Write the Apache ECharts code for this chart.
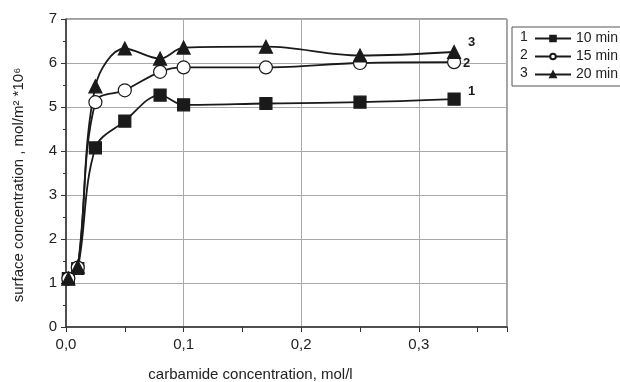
<!DOCTYPE html>
<html><head><meta charset="utf-8">
<script src="https://cdn.jsdelivr.net/npm/echarts@6/dist/echarts.min.js"></script>
<style>html,body{margin:0;padding:0;background:#fff}#c{width:620px;height:382px}</style>
</head><body><div id="c"></div>
<script>
const xValues = [0.002, 0.01, 0.025, 0.05, 0.08, 0.1, 0.17, 0.25, 0.33];
const series10 = [1.1, 1.33, 4.07, 4.68, 5.27, 5.05, 5.08, 5.11, 5.18];
const series15 = [1.1, 1.35, 5.11, 5.38, 5.8, 5.9, 5.9, 6.0, 6.02];
const series20 = [1.1, 1.37, 5.47, 6.33, 6.1, 6.35, 6.37, 6.17, 6.25];
const seriesNames = ['10 min', '15 min', '20 min'];
const curveNumbers = ['1', '2', '3'];

const font = 'Liberation Sans, Arial, sans-serif';
const ink = '#1a1a1a';
const pair = arr => xValues.map((x, i) => [x, arr[i]]);

const chart = echarts.init(document.getElementById('c'), null, {renderer: 'canvas'});
const mk = (name, arr, symbol, size, fill, num, off) => ({
  name, type: 'line', xAxisIndex: 0, yAxisIndex: 0,
  data: pair(arr), smooth: 0.35, symbol, symbolSize: size,
  lineStyle: {color: ink, width: 1.8},
  itemStyle: {color: fill, borderColor: ink, borderWidth: 1.2},
  endLabel: {show: true, formatter: num, color: ink, fontFamily: font, fontSize: 13, fontWeight: 'bold', distance: 0, offset: off},
  animation: false, z: 3
});
chart.setOption({
  animation: false,
  grid: {left: 66, right: 113, top: 19, bottom: 55, show: true, borderColor: '#444', borderWidth: 1,
    containLabel: false, outerBoundsMode: 'none'},
  xAxis: [{
    type: 'value', min: 0, max: 0.375, interval: 0.05,
    axisLine: {lineStyle: {color: '#333', width: 1.5}},
    axisTick: {show: true, length: 5, lineStyle: {color: '#333'}},
    splitLine: {show: false},
    axisLabel: {color: '#222', fontFamily: font, fontSize: 15, margin: 10,
      formatter: v => (Math.abs(v * 10 - Math.round(v * 10)) < 1e-6) ? v.toFixed(1).replace('.', ',') : ''},
    name: 'carbamide concentration, mol/l', nameLocation: 'middle', nameGap: 40,
    nameTextStyle: {color: '#222', fontFamily: font, fontSize: 15, padding: [0, 72, 0, 0]}
  }, {
    type: 'value', min: 0, max: 0.375, interval: 0.1, position: 'bottom',
    axisLine: {show: false}, axisTick: {show: false}, axisLabel: {show: false},
    splitLine: {show: true, lineStyle: {color: '#aaa', width: 1}}
  }],
  yAxis: {
    type: 'value', min: 0, max: 7, interval: 1,
    axisLine: {show: true, lineStyle: {color: '#333', width: 1.5}},
    axisTick: {show: true, length: 5, lineStyle: {color: '#333'}},
    minorTick: {show: true, splitNumber: 2, length: 3, lineStyle: {color: '#333'}},
    splitLine: {show: true, lineStyle: {color: '#aaa', width: 1}},
    axisLabel: {color: '#222', fontFamily: font, fontSize: 15, margin: 9},
    name: 'surface concentration , mol/m² *10⁶', nameLocation: 'middle', nameGap: 40,
    nameTextStyle: {color: '#222', fontFamily: font, fontSize: 15, padding: [0, 24, 0, 0]}
  },
  legend: {
    orient: 'vertical', left: 512, top: 27, padding: [4, 8, 4, 22],
    borderColor: '#555', borderWidth: 1, itemGap: 3, itemWidth: 36, itemHeight: 7,
    textStyle: {color: '#222', fontFamily: font, fontSize: 14, lineHeight: 15},
    data: seriesNames
  },
  graphic: curveNumbers.map((n, i) => ({
    type: 'text', left: 520, top: 30 + i * 18,
    style: {text: n, fill: '#222', font: '14px ' + font}
  })),
  series: [
    mk(seriesNames[0], series10, 'rect', 12, ink, curveNumbers[0], [14, -8]),
    mk(seriesNames[1], series15, 'circle', 13, '#fff', curveNumbers[1], [9, 1]),
    mk(seriesNames[2], series20, 'triangle', 13, ink, curveNumbers[2], [14, -10])
  ]
});
</script></body></html>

→ Exercise
Repeat the material above in full and unchanged, minus its images.

→ Result for this exercise
Write the Apache ECharts code for this chart.
<!DOCTYPE html>
<html><head><meta charset="utf-8">
<script src="https://cdn.jsdelivr.net/npm/echarts@6/dist/echarts.min.js"></script>
<style>html,body{margin:0;padding:0;background:#fff}#c{width:620px;height:382px}</style>
</head><body><div id="c"></div>
<script>
const xValues = [0.002, 0.01, 0.025, 0.05, 0.08, 0.1, 0.17, 0.25, 0.33];
const series10 = [1.1, 1.33, 4.07, 4.68, 5.27, 5.05, 5.08, 5.11, 5.18];
const series15 = [1.1, 1.35, 5.11, 5.38, 5.8, 5.9, 5.9, 6.0, 6.02];
const series20 = [1.1, 1.37, 5.47, 6.33, 6.1, 6.35, 6.37, 6.17, 6.25];
const seriesNames = ['10 min', '15 min', '20 min'];
const curveNumbers = ['1', '2', '3'];

const font = 'Liberation Sans, Arial, sans-serif';
const ink = '#1a1a1a';
const pair = arr => xValues.map((x, i) => [x, arr[i]]);

const chart = echarts.init(document.getElementById('c'), null, {renderer: 'canvas'});
const mk = (name, arr, symbol, size, fill, num, off) => ({
  name, type: 'line', xAxisIndex: 0, yAxisIndex: 0,
  data: pair(arr), smooth: 0.35, symbol, symbolSize: size,
  lineStyle: {color: ink, width: 1.8},
  itemStyle: {color: fill, borderColor: ink, borderWidth: 1.2},
  endLabel: {show: true, formatter: num, color: ink, fontFamily: font, fontSize: 13, fontWeight: 'bold', distance: 0, offset: off},
  animation: false, z: 3
});
chart.setOption({
  animation: false,
  grid: {left: 66, right: 113, top: 19, bottom: 55, show: true, borderColor: '#444', borderWidth: 1,
    containLabel: false, outerBoundsMode: 'none'},
  xAxis: [{
    type: 'value', min: 0, max: 0.375, interval: 0.05,
    axisLine: {lineStyle: {color: '#333', width: 1.5}},
    axisTick: {show: true, length: 5, lineStyle: {color: '#333'}},
    splitLine: {show: false},
    axisLabel: {color: '#222', fontFamily: font, fontSize: 15, margin: 10,
      formatter: v => (Math.abs(v * 10 - Math.round(v * 10)) < 1e-6) ? v.toFixed(1).replace('.', ',') : ''},
    name: 'carbamide concentration, mol/l', nameLocation: 'middle', nameGap: 40,
    nameTextStyle: {color: '#222', fontFamily: font, fontSize: 15, padding: [0, 72, 0, 0]}
  }, {
    type: 'value', min: 0, max: 0.375, interval: 0.1, position: 'bottom',
    axisLine: {show: false}, axisTick: {show: false}, axisLabel: {show: false},
    splitLine: {show: true, lineStyle: {color: '#aaa', width: 1}}
  }],
  yAxis: {
    type: 'value', min: 0, max: 7, interval: 1,
    axisLine: {show: true, lineStyle: {color: '#333', width: 1.5}},
    axisTick: {show: true, length: 5, lineStyle: {color: '#333'}},
    minorTick: {show: true, splitNumber: 2, length: 3, lineStyle: {color: '#333'}},
    splitLine: {show: true, lineStyle: {color: '#aaa', width: 1}},
    axisLabel: {color: '#222', fontFamily: font, fontSize: 15, margin: 9},
    name: 'surface concentration , mol/m² *10⁶', nameLocation: 'middle', nameGap: 40,
    nameTextStyle: {color: '#222', fontFamily: font, fontSize: 15, padding: [0, 24, 0, 0]}
  },
  legend: {
    orient: 'vertical', left: 512, top: 27, padding: [4, 8, 4, 22],
    borderColor: '#555', borderWidth: 1, itemGap: 3, itemWidth: 36, itemHeight: 7,
    textStyle: {color: '#222', fontFamily: font, fontSize: 14, lineHeight: 15},
    data: seriesNames
  },
  graphic: curveNumbers.map((n, i) => ({
    type: 'text', left: 520, top: 30 + i * 18,
    style: {text: n, fill: '#222', font: '14px ' + font}
  })),
  series: [
    mk(seriesNames[0], series10, 'rect', 12, ink, curveNumbers[0], [14, -8]),
    mk(seriesNames[1], series15, 'circle', 13, '#fff', curveNumbers[1], [9, 1]),
    mk(seriesNames[2], series20, 'triangle', 13, ink, curveNumbers[2], [14, -10])
  ]
});
</script></body></html>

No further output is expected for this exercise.